Si tu avais à la fois une marâtre et une mère, tu aurais des égards pour l’une ; mais ce serait auprès de ta mère que tu retournerais à chaque instant. Ta marâtre et ta mère, ce sont la Cour et la Philosophie ; reviens souvent à celle-ci, repose-toi dans son sein : c’est elle qui te rend l’autre supportable ; c’est elle qui te rend supportable à la Cour[1].

XXVII

Des êtres se hâtent d’exister, d’autres êtres se hâtent de n’exister plus ; même de tout ce qui se produit, quelque chose déjà s’est éteint. Ces écoulements, ces altérations, renouvellent continuellement le monde, comme le cours non interrompu du temps renouvelle éternellement la durée infinie des siècles.

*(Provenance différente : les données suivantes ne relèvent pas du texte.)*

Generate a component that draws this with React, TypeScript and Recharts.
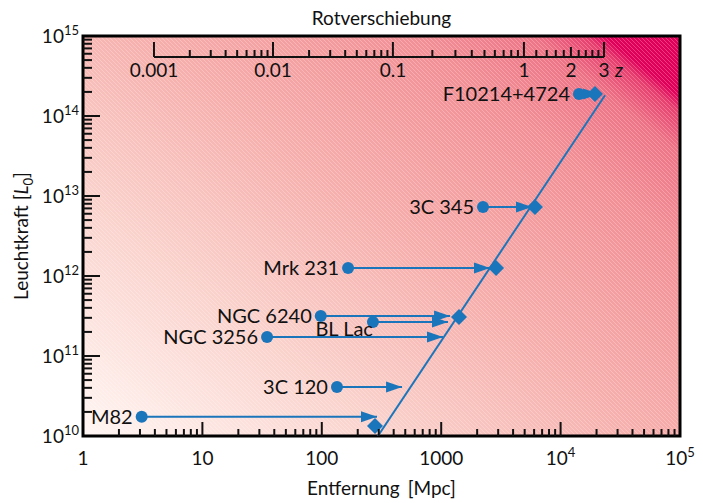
import React from 'react';
import {
	ComposedChart,
	Label,
	Line,
	ReferenceArea,
	ReferenceLine,
	XAxis,
	YAxis,
} from 'recharts';

const FONT = 'Lato, "Noto Sans", sans-serif';
const INK = '#111';
const BLUE = '#1b75bb';

// Objekte: beobachtete Entfernung -> Ende des Pfeils, Leuchtkraft
const names = ['M82', '3C 120', 'NGC 3256', 'BL Lac', 'NGC 6240', 'Mrk 231', '3C 345', 'F10214+4724'];
const distObs = [3.1, 134, 34.8, 268, 98, 166, 2240, 14260];
const distEnd = [290, 470, 1035, 1140, 1186, 2564, 5760, 21000];
const lum = [1.74e10, 4.1e10, 1.73e11, 2.66e11, 3.16e11, 1.26e12, 7.3e12, 1.88e14];

// Rauten auf der Grenzlinie
const diamondDist = [279, 1410, 2880, 6100, 19400];
const diamondLum = [1.33e10, 3.07e11, 1.26e12, 7.3e12, 1.88e14];

// Grenzlinie
const limitDist = [295, 23550];
const limitLum = [1e10, 1.82e14];

// Achsen
const xDecades = [1, 10, 100, 1000, 1e4, 1e5];
const xLabels = ['1', '10', '100', '1000', '10^4', '10^5'];
const yDecades = [1e10, 1e11, 1e12, 1e13, 1e14, 1e15];

// Rotverschiebung: Hauptstriche und ihre Lage in Mpc
const zMajor = [0.001, 0.01, 0.1, 1, 2, 3];
const zMajorLabels = ['0.001', '0.01', '0.1', '1', '2', '3'];
const zMajorDist = [3.93, 39, 394, 4930, 12200, 23100];
const zMinor = [
	0.002, 0.003, 0.004, 0.005, 0.006, 0.007, 0.008, 0.009,
	0.02, 0.03, 0.04, 0.05, 0.06, 0.07, 0.08, 0.09,
	0.2, 0.3, 0.4, 0.5, 0.6, 0.7, 0.8, 0.9,
	1.2, 1.4, 1.6, 1.8, 2.2, 2.4, 2.6, 2.8,
];

const withMinor = (decades: number[]) => {
	const out: number[] = [];
	decades.forEach((d, i) => {
		out.push(d);
		if (i < decades.length - 1) for (let k = 2; k <= 9; k++) out.push(d * k);
	});
	return out;
};

const zToDist = (z: number) => {
	let i = 0;
	while (i < zMajor.length - 2 && z > zMajor[i + 1]) i++;
	const t = (Math.log10(z) - Math.log10(zMajor[i])) / (Math.log10(zMajor[i + 1]) - Math.log10(zMajor[i]));
	const ld = Math.log10(zMajorDist[i]) + t * (Math.log10(zMajorDist[i + 1]) - Math.log10(zMajorDist[i]));
	return 10 ** ld;
};

const zTicks = [
	...zMajor.map((z, i) => ({ d: zMajorDist[i], label: zMajorLabels[i], major: z !== 2, z })),
	...zMinor.map((z) => ({ d: zToDist(z), label: '', major: false, z })),
];
const zTickDist = zTicks.map((t) => t.d);

const xTicks = withMinor(xDecades);
const yTicks = withMinor(yDecades);

const isDecade = (v: number) => {
	const lg = Math.log10(v);
	return Math.abs(lg - Math.round(lg)) < 1e-6;
};

const powerText = (label: string, x: number, y: number, anchor: 'middle' | 'end') => {
	const [base, exp] = label.split('^');
	return (
		<text x={x} y={y} textAnchor={anchor} fontFamily={FONT} fontSize={19} fill={INK}>
			{base}
			{exp && (
				<tspan dy={-8} fontSize={13}>
					{exp}
				</tspan>
			)}
		</text>
	);
};

const XTick = (props: any) => {
	const { x, y, payload } = props;
	const v = payload.value;
	const major = isDecade(v);
	const edge = v <= 1 || v >= 1e5;
	const idx = xDecades.findIndex((d) => Math.abs(d - v) / d < 1e-6);
	return (
		<g>
			{!edge && <line x1={x} x2={x} y1={y} y2={y - (major ? 14 : 7)} stroke={INK} strokeWidth={2} />}
			{major && idx >= 0 && powerText(xLabels[idx], x, y + 29, 'middle')}
		</g>
	);
};

const YTick = (props: any) => {
	const { x, y, payload } = props;
	const v = payload.value;
	const major = isDecade(v);
	const edge = v <= 1e10 || v >= 1e15;
	const exp = Math.round(Math.log10(v));
	return (
		<g>
			{!edge && <line x1={x} x2={x + (major ? 17 : 9)} y1={y} y2={y} stroke={INK} strokeWidth={2} />}
			{major && powerText(`10^${exp}`, x - 4, y + 7, 'end')}
		</g>
	);
};

const ZTick = (props: any) => {
	const { x, y, index } = props;
	const t = zTicks[index];
	if (!t) return <g />;
	const base = y + 21;
	const len = t.major ? 15 : t.z === 2 ? 10 : 7;
	return (
		<g>
			<line x1={x} x2={x} y1={base} y2={base - len} stroke={INK} strokeWidth={2} />
			{t.label && (
				<text x={x} y={base + 20} textAnchor="middle" fontFamily={FONT} fontSize={19} fill={INK}>
					{t.label}
				</text>
			)}
			{t.z === 3 && (
				<text x={x + 11} y={base + 20} fontFamily={FONT} fontSize={19} fontStyle="italic" fill={INK}>
					z
				</text>
			)}
		</g>
	);
};

const arrowDot = (name: string) => (p: any) => {
	const { cx, cy, index } = p;
	if (index === 0) {
		const below = name === 'BL Lac';
		return (
			<g key={`${name}-start`}>
				<circle cx={cx} cy={cy} r={6} fill={BLUE} />
				<text
					x={below ? cx : cx - 9}
					y={below ? cy + 14 : cy + 7}
					textAnchor="end"
					fontFamily={FONT}
					fontSize={20}
					fill={INK}
				>
					{name}
				</text>
			</g>
		);
	}
	return (
		<path
			key={`${name}-end`}
			d={`M${cx},${cy} L${cx - 16},${cy - 5.5} L${cx - 16},${cy + 5.5} Z`}
			fill={BLUE}
		/>
	);
};

const diamondDot = (p: any) => {
	const { cx, cy, index } = p;
	return (
		<path
			key={`dia-${index}`}
			d={`M${cx},${cy - 8} L${cx + 8},${cy} L${cx},${cy + 8} L${cx - 8},${cy} Z`}
			fill={BLUE}
		/>
	);
};

const arrows = names.map((name, i) => ({
	name,
	data: [
		{ d: distObs[i], L: lum[i] },
		{ d: distEnd[i], L: lum[i] },
	],
}));
const diamonds = diamondDist.map((d, i) => ({ d, L: diamondLum[i] }));
const limit = limitDist.map((d, i) => ({ d, L: limitLum[i] }));

// Höhe der z-Achse innerhalb des Diagramms
const zAxisLum = 10 ** (15 - 21 / 80);

export default function App() {
	return (
		<div style={{ position: 'absolute', left: 0, top: 0, background: '#fff' }}>
			<ComposedChart width={703} height={503} margin={{ top: 35, right: 23, bottom: 7, left: 23 }}>
				<defs>
					<linearGradient id="bg" x1="0" y1="1" x2="1" y2="0.15">
						<stop offset="0" stopColor="#fff6f3" />
						<stop offset="0.3" stopColor="#fad2cc" />
						<stop offset="0.55" stopColor="#f6afac" />
						<stop offset="0.82" stopColor="#f18f95" />
						<stop offset="0.93" stopColor="#ed7486" />
						<stop offset="0.98" stopColor="#e73f6f" />
						<stop offset="1" stopColor="#e0005a" />
					</linearGradient>
					<pattern id="hatch" width="4" height="4" patternUnits="userSpaceOnUse">
						<path d="M0,0 L4,4 M-1,3 L1,5 M3,-1 L5,1" stroke="#fff" strokeOpacity={0.3} strokeWidth={0.8} />
					</pattern>
				</defs>
				<ReferenceArea xAxisId="d" x1={1} x2={1e5} y1={1e10} y2={1e15} fill="url(#bg)" fillOpacity={1} stroke="none" />
				<ReferenceArea xAxisId="d" x1={1} x2={1e5} y1={1e10} y2={1e15} fill="url(#hatch)" fillOpacity={1} stroke="none" />
				<XAxis
					xAxisId="d"
					dataKey="d"
					type="number"
					scale="log"
					domain={[1, 1e5]}
					allowDataOverflow
					ticks={xTicks}
					interval={0}
					tickSize={0}
					tickMargin={0}
					axisLine={false}
					tick={<XTick />}
					height={60}
				>
					<Label
						content={(p: any) => (
							<text
								x={p.viewBox.x + p.viewBox.width / 2}
								y={p.viewBox.y + 59}
								textAnchor="middle"
								fontFamily={FONT}
								fontSize={19}
								fill={INK}
							>
								Entfernung
								<tspan dx={8}>[Mpc]</tspan>
							</text>
						)}
					/>
				</XAxis>
				<XAxis
					xAxisId="z"
					dataKey="d"
					type="number"
					scale="log"
					orientation="top"
					domain={[1, 1e5]}
					allowDataOverflow
					ticks={zTickDist}
					interval={0}
					tickSize={0}
					tickMargin={0}
					axisLine={false}
					tick={<ZTick />}
					height={1}
				>
					<Label
						content={(p: any) => (
							<text
								x={p.viewBox.x + p.viewBox.width / 2}
								y={25}
								textAnchor="middle"
								fontFamily={FONT}
								fontSize={19}
								fill={INK}
							>
								Rotverschiebung
							</text>
						)}
					/>
				</XAxis>
				<YAxis
					dataKey="L"
					type="number"
					scale="log"
					domain={[1e10, 1e15]}
					allowDataOverflow
					ticks={yTicks}
					interval={0}
					tickSize={0}
					tickMargin={0}
					axisLine={false}
					tick={<YTick />}
					width={60}
				>
					<Label
						content={() => (
							<text
								x={28}
								y={236}
								transform="rotate(-90, 28, 236)"
								textAnchor="middle"
								fontFamily={FONT}
								fontSize={19}
								fill={INK}
							>
								Leuchtkraft [<tspan fontStyle="italic">L</tspan>
								<tspan dy={5} fontSize={13}>0</tspan>
								<tspan dy={-5}>]</tspan>
							</text>
						)}
					/>
				</YAxis>
				<ReferenceLine
					xAxisId="z"
					segment={[
						{ x: zMajorDist[0], y: zAxisLum },
						{ x: zMajorDist[zMajorDist.length - 1], y: zAxisLum },
					]}
					stroke={INK}
					strokeWidth={2}
				/>
				<Line
					xAxisId="d"
					data={limit}
					dataKey="L"
					type="linear"
					stroke={BLUE}
					strokeWidth={2}
					dot={false}
					activeDot={false}
					isAnimationActive={false}
				/>
				{arrows.map((a) => (
					<Line
						key={a.name}
						xAxisId="d"
						data={a.data}
						dataKey="L"
						type="linear"
						stroke={BLUE}
						strokeWidth={2}
						dot={arrowDot(a.name)}
						activeDot={false}
						isAnimationActive={false}
					/>
				))}
				<Line
					xAxisId="d"
					data={diamonds}
					dataKey="L"
					type="linear"
					stroke="none"
					dot={diamondDot}
					activeDot={false}
					isAnimationActive={false}
				/>
				<ReferenceArea
					xAxisId="d"
					x1={1}
					x2={1e5}
					y1={1e10}
					y2={1e15}
					fill="none"
					stroke="#000"
					strokeWidth={3}
				/>
			</ComposedChart>
		</div>
	);
}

Entraîné par ce fleuve, y a-t-il quelqu’un qui puisse estimer aucune de ces choses si passagères, sur laquelle il ne saurait faire aucun fondement ? C’est comme si l’on se prenait d’amour pour un des moineaux qui passent en volant : l’oiseau, dans un instant, aurait disparu à leurs yeux.

XXVIII

Si quelqu’un te demandait comment s’écrit le nom d’Antonin, est-ce avec de grands éclats de voix que tu en prononcerais chaque lettre ? Quoi donc ! Si l’on se fâche contre toi, pourquoi te mettre aussi en colère ? Tout à l’heure, n’aurais-tu pas énuméré tranquillement chaque lettre du nom ? Eh bien donc, souviens-toi que, dans la vie aussi, tout devoir se compose d’un certain nombre de choses ; ce nombre, il te faut l’observer sans te troubler, sans que l’indignation des autres fasse naître ton indignation.

  1. C’est l’empereur qu’on retrouve ici dans la pensée du philosophe.